The Ministry of Energy headed by Hammad Azhar has proposed $ 9/ MMBTU for gas/ RLNG from Punjab-based industry, while continuing to charge $ 4.47/ MMBTU from Sindh-based industry.

The Punjab-based textile industry, sources said, has also approached the Prime Minister to block the proposal tailored by Hammad Azhar.

“This is a highly discriminatory act and it would lead to closure of mills and create large-scale unemployment in Punjab, as exceptional progress, job creation and export led growth is being jeopardized and the government’s crowning achievement nullified,” said industry sources.

There will be no disruption in gas supply, SNGPL chief tells APTMA delegation

Textile exports increased by 27 percent in the first 4 months of the current fiscal year, up by $ 7.5 billion in FY22 from 2017-18. This is by any standards a phenomenal achievement, the industry argues, and further claims that it has delivered to the nation by investing Rs450billion in machinery for capacity enhancement for export-led growth. This has resulted in an increase of $500 million in exports every month in FY22 so far. About 100 new textile units are being set up across Pakistan, 90 percent of them in Punjab creating a lot of jobs.

Due to rapid expansion in textiles more than 80 percent of mills now rely on both gas & electricity to fulfill their energy requirements. Denial, shortage or unrealistic pricing of any energy source will make them uncompetitive and curtail operations significantly. “Industry stands with government to reduce gas/ RLNG usage. We undertake to reduce gas/ RLNG off-take significantly if electricity tariff is reverted to 7.5 cents/ kwh,” the sources said, suggesting that RFO-based plants can be used to generate electricity to reduce RLNG/gas requirement.
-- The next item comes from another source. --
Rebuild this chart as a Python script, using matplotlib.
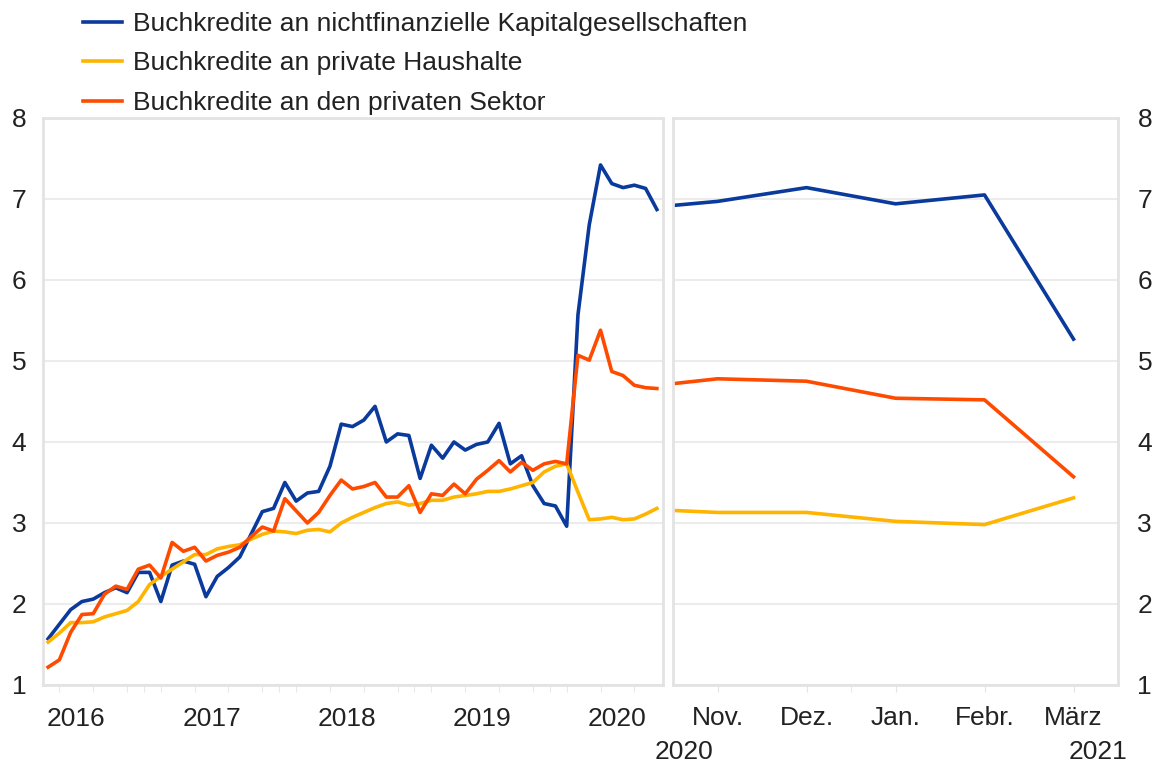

The Punjab-based industry has also written a letter to Prime Minister’s Advisor on Commerce and Textile, Abdul Razak Dawood, requesting him to ensure proper gas/ RLNG pressure and availability across the country and to ensure the value chain for maintaining production and exports, as the bulk of industry after expansion does not have sufficient energy supplies through either gas/ RLNG or electricity connections.